China und Deutschland setzen auf Kooperation

Chinas Präsident Xi Jinping (r.) schüttelt der deutschen Bundeskanzlerin Angela Merkel (l.) die Hand. Foto: epa/Jason Lee
Chinas Präsident Xi Jinping (r.) schüttelt der deutschen Bundeskanzlerin Angela Merkel (l.) die Hand. Foto: epa/Jason Lee

PEKING (dpa) - Ganz reibungslos verläuft der elfte Besuch der Kanzlerin in China nicht. Es gibt Streit über Markthürden und Diskriminierung deutscher Unternehmen. Doch irgendwie ist man aufeinander angewiesen.

Trotz unveränderter Differenzen beim Marktzugang für deutsche Unternehmen wollen Deutschland und China ihre Zusammenarbeit vertiefen. Bei einem Treffen mit Staats- und Parteichef Xi Jinping betonte Kanzlerin Angela Merkel am Donnerstag in Peking, dass für sie eine weitere Öffnung des chinesischen Marktes und gleiche Behandlung von Unternehmen in beiden Ländern bei der Entwicklung der Beziehungen «eine große Rolle spielen» werden.

Xi Jinping lobte, die Beziehungen hätten eine «nie da gewesene Breite und Tiefe erreicht». Die Aussichten seien vielversprechend. Auch werde Bundespräsident Frank-Walter Steinmeier noch dieses Jahr erstmals China besuchen.

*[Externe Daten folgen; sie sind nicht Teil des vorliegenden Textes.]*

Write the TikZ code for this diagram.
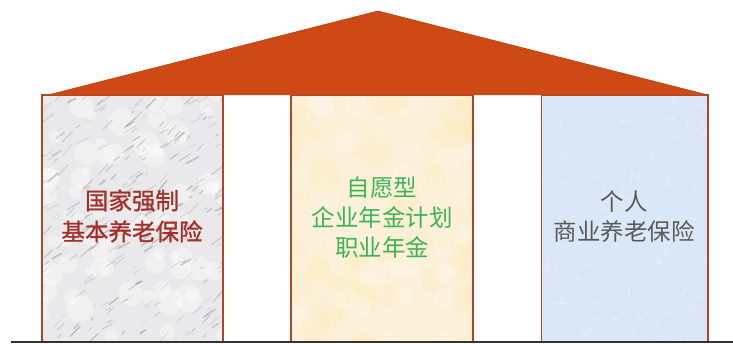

Mit Blick auf die am 9. Juli in Berlin anstehenden deutsch-chinesischen Regierungskonsultationen sagte Merkel, es gebe eine intensive Phase der Arbeit zwischen beiden Ländern. «Bei aller Breite der umfassenden strategischen Partnerschaft ist es so, dass sich die Welt sehr schnell ändert.» Dies betreffe die Technologien und wirtschaftlichen Aktivitäten. «Deshalb dürfen wir uns nicht ausruhen auf dem, was wir erreicht haben.» Vielmehr müssten die neuen Entwicklungen immer wieder einbezogen werden.

In der Unsicherheit über das geplante Gipfeltreffen des nordkoreanischen Machthabers Kim Jong Un mit US-Präsident Donald Trump appellierten Merkel und Chinas Regierungschef Li Keqiang zuvor an beide Führer, an den Verhandlungen festzuhalten. Es komme auf eine friedliche Lösung der Probleme durch Dialog an, sagte Li nach ihrem Treffen. Es gebe Anzeichen für eine Entspannung in dem Konflikt um Nordkoreas Atomwaffen- und Raketenprogramm. «Alle sollten weiter daran arbeiten.» Merkel sagte, sie hoffe, dass es zu einer atomaren Abrüstung komme. Man habe dazu «sehr hoffnungsvolle Dinge gesehen».

Sehr kritisch äußerte sich Li Keqiang über den Ausstieg der USA aus dem multilateralen Atomabkommen mit dem Iran, das selbst von den Vereinten Nationen abgesegnet worden sei. «Das hat sehr, sehr negative Folgen für die Lösung anderer Konflikte.» Merkel bekräftigte, dass Deutschland wie der Mitunterzeichner China weiterhin dem Abkommen verpflichtet seien. Das Abkommen sei nicht perfekt, die Alternativen dazu seien aber noch unsicherer. Deswegen sei es besser, zu dem Atomabkommen zu stehen.

Beide Regierungschefs bekannten sich angesichts der Abschottung der USA unter Trump zu globalem Freihandel und internationalen Lösungen für Krisen. Merkel wünschte sich Fortschritte bei den Verhandlungen über ein Investitionsschutzabkommen der EU mit China. Dies könne eine Grundlage für ein späteres Freihandelsabkommen sein. Chinas Premier sagte deutschen Unternehmen auf einer Sitzung des gemeinsamen Wirtschaftsausschusses eine schrittweise Marktöffnung auch für Banken, Versicherungen und Finanzdienstleister zu.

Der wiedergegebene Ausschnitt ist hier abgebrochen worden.